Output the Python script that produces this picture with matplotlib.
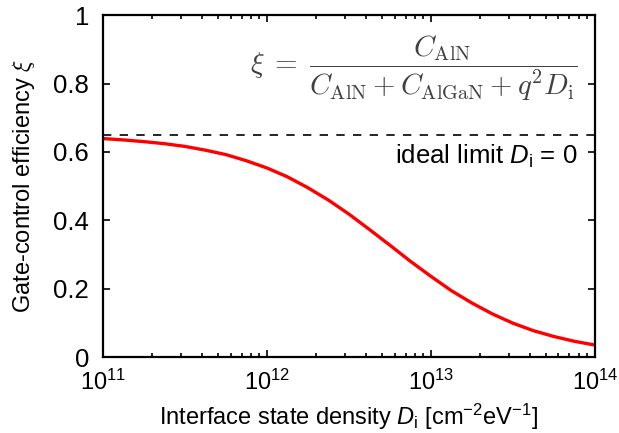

---

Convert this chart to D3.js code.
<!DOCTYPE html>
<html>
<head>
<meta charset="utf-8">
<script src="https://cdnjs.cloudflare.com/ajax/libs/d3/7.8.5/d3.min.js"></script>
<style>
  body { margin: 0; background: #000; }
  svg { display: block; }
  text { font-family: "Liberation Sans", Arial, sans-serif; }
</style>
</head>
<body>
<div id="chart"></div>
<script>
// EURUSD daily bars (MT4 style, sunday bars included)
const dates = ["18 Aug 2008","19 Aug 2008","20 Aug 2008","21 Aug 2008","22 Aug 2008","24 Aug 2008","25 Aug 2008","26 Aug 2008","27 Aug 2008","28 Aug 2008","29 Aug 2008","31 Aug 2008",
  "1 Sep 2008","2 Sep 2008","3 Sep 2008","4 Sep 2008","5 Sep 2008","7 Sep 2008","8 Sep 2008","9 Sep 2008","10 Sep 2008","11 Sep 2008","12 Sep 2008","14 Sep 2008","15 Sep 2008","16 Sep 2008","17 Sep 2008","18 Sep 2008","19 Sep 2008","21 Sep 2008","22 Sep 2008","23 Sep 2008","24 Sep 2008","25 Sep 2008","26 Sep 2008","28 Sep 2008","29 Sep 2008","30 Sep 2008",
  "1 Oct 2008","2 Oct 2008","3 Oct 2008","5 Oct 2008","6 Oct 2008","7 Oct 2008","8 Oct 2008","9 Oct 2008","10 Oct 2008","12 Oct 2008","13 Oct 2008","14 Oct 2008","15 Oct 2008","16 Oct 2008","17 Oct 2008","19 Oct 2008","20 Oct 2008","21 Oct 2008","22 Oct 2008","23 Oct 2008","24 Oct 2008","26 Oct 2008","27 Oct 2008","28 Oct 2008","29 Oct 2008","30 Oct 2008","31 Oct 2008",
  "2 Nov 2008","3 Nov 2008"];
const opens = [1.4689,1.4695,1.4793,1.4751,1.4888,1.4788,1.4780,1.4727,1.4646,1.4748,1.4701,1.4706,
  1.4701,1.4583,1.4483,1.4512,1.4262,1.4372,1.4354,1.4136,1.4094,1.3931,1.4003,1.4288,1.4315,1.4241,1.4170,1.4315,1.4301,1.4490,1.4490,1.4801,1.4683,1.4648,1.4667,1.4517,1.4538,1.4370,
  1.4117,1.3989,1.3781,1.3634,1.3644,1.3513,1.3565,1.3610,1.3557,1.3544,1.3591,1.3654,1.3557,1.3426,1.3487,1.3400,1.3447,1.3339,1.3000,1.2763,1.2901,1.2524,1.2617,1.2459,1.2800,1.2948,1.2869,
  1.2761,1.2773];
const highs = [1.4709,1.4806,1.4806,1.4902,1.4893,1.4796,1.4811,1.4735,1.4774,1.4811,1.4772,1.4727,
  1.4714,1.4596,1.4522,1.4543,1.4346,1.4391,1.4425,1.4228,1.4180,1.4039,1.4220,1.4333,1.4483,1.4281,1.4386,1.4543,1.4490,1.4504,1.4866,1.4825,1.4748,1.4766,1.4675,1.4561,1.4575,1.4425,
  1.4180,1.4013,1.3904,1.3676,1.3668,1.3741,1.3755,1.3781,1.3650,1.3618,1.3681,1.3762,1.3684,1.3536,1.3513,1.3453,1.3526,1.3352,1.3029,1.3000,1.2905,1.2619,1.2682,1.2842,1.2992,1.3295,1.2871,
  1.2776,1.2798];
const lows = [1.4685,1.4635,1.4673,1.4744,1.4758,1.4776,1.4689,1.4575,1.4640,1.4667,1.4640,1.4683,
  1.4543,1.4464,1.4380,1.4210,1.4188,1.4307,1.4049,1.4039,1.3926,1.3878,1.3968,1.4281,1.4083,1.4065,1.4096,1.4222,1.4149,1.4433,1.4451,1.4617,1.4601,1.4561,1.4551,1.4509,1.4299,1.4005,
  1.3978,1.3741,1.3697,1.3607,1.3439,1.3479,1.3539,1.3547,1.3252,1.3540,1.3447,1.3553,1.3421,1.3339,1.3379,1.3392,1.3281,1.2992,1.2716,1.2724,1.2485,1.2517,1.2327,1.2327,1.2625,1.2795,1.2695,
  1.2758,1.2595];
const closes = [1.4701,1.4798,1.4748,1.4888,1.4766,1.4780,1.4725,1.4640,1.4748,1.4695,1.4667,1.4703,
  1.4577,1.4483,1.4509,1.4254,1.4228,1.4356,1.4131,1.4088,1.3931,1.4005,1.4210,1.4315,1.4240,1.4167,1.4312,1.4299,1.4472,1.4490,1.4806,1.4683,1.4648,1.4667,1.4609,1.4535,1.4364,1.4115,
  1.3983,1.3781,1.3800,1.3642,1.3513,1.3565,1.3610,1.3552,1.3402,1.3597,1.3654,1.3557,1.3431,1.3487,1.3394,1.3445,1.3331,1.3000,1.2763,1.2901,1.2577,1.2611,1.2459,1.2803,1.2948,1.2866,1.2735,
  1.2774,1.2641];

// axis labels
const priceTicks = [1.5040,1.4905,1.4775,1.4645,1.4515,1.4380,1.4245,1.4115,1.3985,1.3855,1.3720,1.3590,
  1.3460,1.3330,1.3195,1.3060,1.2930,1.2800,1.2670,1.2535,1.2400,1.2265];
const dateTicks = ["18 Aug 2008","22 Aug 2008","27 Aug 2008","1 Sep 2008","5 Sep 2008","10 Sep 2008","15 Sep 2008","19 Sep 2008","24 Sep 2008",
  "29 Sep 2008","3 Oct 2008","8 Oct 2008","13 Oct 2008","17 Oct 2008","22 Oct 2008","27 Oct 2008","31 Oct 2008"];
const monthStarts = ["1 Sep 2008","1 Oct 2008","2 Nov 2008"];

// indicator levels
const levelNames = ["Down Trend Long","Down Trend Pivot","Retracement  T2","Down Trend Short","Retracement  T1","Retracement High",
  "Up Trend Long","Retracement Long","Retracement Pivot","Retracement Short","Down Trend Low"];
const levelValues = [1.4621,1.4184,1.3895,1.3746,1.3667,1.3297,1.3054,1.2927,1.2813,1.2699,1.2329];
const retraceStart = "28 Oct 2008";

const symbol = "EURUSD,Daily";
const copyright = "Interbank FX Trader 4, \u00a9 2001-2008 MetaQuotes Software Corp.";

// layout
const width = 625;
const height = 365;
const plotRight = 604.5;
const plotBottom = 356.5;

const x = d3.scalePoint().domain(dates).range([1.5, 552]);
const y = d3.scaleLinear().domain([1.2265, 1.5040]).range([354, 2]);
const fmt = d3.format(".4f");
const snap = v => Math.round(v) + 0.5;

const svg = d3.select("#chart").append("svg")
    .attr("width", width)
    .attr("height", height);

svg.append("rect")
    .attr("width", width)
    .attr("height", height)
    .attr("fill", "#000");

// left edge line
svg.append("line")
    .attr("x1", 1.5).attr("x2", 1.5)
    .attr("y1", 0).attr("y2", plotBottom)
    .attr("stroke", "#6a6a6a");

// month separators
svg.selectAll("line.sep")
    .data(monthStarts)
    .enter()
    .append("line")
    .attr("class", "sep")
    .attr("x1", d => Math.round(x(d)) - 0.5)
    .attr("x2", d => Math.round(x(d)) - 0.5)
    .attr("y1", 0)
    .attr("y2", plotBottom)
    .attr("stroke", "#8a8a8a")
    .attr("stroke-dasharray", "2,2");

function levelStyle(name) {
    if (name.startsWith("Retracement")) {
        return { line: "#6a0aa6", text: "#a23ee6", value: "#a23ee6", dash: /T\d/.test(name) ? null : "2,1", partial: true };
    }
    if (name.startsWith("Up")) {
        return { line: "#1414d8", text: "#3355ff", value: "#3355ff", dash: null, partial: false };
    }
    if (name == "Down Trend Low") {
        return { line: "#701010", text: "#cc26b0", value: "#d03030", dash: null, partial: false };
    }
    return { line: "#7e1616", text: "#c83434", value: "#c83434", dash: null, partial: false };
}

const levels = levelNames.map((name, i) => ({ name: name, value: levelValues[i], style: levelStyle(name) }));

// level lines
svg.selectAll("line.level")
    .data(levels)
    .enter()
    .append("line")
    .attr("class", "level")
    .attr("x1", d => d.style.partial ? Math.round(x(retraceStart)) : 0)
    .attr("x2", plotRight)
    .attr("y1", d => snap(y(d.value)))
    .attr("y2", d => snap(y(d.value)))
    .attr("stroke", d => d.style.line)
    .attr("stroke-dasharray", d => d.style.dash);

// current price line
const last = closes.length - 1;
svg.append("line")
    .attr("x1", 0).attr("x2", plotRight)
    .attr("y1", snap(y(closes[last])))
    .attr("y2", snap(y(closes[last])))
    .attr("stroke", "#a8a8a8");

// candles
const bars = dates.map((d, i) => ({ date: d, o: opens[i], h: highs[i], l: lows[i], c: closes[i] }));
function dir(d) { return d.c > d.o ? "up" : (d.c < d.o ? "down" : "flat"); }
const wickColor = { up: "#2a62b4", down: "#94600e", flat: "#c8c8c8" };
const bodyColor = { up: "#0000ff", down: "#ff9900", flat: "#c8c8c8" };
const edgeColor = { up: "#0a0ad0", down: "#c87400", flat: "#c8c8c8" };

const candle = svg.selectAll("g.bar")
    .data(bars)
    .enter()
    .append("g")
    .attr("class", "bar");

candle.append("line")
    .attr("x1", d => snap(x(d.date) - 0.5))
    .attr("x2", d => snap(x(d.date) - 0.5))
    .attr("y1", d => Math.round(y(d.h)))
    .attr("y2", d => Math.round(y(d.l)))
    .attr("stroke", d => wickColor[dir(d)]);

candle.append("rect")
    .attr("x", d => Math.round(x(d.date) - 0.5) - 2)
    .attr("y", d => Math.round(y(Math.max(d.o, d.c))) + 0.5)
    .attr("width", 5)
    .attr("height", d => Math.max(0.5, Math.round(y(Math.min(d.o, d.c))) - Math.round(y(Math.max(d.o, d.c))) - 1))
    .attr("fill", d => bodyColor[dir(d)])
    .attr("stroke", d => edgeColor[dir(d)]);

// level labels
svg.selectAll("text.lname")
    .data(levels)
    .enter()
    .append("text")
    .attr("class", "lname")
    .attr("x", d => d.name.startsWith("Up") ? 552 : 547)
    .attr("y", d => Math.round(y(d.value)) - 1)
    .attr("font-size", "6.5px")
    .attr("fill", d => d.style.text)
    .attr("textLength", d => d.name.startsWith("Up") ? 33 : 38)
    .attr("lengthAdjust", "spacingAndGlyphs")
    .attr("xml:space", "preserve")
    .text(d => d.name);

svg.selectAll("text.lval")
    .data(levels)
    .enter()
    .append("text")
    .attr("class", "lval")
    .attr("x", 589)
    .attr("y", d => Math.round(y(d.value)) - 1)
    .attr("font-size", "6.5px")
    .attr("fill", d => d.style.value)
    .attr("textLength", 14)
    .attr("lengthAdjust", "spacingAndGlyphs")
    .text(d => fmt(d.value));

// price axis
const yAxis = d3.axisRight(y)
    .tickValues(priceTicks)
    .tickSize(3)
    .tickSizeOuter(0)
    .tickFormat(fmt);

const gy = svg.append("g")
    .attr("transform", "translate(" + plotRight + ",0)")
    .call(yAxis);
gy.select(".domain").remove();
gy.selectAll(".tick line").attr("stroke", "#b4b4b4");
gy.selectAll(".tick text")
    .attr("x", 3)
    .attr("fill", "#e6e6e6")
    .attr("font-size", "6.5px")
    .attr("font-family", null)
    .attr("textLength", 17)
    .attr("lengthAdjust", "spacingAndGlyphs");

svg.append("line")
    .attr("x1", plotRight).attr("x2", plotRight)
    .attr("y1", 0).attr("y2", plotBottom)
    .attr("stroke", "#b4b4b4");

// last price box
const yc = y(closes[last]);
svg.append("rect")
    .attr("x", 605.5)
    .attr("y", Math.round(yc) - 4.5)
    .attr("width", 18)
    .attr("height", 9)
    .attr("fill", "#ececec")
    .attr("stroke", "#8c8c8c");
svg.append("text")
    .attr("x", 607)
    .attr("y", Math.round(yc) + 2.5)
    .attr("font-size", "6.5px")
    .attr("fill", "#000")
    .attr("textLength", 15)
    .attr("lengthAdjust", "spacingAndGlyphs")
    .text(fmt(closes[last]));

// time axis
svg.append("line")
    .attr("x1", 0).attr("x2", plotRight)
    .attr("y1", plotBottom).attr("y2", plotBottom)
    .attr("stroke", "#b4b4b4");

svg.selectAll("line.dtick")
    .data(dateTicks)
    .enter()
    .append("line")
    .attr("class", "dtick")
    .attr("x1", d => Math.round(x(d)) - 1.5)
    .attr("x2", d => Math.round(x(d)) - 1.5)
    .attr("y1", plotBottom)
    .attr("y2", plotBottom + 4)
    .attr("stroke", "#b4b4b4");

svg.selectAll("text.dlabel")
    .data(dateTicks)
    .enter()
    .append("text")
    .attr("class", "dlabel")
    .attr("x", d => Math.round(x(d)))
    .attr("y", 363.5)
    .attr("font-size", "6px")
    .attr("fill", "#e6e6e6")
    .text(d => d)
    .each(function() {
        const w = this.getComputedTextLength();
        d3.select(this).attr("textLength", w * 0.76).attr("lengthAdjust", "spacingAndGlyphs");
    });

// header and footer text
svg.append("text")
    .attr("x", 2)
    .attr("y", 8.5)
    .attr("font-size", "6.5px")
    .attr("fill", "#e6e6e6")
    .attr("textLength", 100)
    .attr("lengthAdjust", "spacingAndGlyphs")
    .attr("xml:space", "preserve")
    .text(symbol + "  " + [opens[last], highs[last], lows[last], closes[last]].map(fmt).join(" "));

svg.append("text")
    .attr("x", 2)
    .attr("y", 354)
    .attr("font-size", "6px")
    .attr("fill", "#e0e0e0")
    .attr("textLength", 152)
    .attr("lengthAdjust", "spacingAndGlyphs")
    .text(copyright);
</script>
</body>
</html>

--

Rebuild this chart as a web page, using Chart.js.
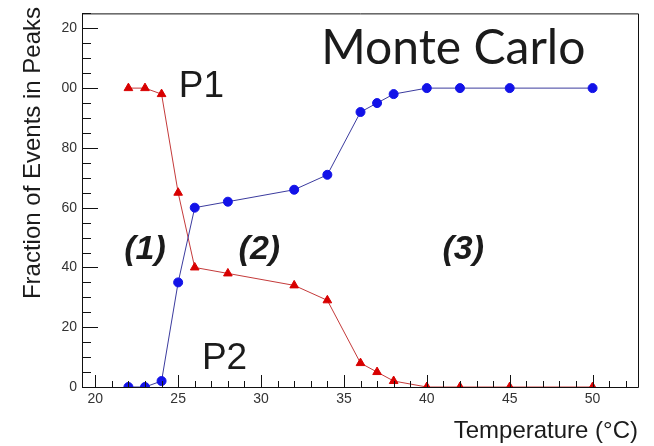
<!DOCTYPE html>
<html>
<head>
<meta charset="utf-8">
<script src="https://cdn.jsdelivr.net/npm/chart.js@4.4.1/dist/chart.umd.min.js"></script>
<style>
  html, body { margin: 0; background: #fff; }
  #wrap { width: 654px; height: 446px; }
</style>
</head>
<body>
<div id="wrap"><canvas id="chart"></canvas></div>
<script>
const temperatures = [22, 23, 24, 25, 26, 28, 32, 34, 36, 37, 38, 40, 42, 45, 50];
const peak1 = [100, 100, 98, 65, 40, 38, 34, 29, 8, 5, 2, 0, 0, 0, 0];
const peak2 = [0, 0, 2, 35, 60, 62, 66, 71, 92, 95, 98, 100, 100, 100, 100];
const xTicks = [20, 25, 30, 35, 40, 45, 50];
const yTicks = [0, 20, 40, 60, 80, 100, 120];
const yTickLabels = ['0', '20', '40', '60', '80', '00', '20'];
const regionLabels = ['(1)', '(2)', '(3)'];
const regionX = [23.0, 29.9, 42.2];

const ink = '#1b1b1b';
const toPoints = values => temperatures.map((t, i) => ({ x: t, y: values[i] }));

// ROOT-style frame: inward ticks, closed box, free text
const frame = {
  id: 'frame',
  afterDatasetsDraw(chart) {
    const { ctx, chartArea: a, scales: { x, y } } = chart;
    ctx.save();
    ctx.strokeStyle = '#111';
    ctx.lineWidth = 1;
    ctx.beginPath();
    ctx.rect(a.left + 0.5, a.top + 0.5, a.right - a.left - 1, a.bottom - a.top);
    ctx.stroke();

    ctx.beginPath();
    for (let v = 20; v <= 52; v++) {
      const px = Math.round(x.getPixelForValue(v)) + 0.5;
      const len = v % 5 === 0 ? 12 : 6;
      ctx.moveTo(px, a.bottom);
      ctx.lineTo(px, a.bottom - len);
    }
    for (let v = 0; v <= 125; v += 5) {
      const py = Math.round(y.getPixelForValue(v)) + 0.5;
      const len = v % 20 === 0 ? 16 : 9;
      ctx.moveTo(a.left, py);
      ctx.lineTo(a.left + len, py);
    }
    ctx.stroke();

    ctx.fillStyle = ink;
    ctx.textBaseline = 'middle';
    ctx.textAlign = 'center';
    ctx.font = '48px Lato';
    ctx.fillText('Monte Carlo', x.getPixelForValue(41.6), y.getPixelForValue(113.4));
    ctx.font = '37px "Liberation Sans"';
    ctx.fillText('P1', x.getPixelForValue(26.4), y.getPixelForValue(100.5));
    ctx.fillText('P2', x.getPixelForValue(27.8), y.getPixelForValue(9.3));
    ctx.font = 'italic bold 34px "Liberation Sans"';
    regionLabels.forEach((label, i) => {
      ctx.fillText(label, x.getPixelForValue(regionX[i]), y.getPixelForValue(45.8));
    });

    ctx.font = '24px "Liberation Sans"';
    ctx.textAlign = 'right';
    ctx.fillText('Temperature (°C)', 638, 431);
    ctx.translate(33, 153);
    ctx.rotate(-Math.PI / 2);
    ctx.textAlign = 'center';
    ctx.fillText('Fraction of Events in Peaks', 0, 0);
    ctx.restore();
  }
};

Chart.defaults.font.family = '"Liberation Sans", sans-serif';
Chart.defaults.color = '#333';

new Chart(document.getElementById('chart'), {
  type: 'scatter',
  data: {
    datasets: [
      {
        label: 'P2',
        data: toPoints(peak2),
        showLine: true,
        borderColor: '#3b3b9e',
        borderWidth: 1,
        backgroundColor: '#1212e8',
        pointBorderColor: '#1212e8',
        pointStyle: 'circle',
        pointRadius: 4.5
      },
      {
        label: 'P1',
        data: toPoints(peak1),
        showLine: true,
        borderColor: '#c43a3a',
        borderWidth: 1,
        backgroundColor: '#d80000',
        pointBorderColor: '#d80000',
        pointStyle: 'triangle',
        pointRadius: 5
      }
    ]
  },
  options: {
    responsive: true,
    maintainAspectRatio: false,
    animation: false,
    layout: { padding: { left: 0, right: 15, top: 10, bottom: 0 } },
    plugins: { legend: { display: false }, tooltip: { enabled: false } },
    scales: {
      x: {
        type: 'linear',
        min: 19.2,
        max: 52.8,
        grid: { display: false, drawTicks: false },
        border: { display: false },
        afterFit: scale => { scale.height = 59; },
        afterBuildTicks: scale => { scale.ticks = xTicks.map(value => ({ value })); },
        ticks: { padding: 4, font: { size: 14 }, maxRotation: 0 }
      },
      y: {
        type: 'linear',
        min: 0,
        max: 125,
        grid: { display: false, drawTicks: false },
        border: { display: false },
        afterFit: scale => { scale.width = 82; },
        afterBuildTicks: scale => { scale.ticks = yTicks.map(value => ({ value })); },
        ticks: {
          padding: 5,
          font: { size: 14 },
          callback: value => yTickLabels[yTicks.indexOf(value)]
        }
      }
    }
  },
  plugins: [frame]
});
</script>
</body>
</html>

**Work to be completed:**
Show the lines that mention the word "this".

**Exercise answer:**
Output the Python script that produces this picture with matplotlib.
Convert this chart to D3.js code.
        const w = this.getComputedTextLength();
        d3.select(this).attr("textLength", w * 0.76).attr("lengthAdjust", "spacingAndGlyphs");
Rebuild this chart as a web page, using Chart.js.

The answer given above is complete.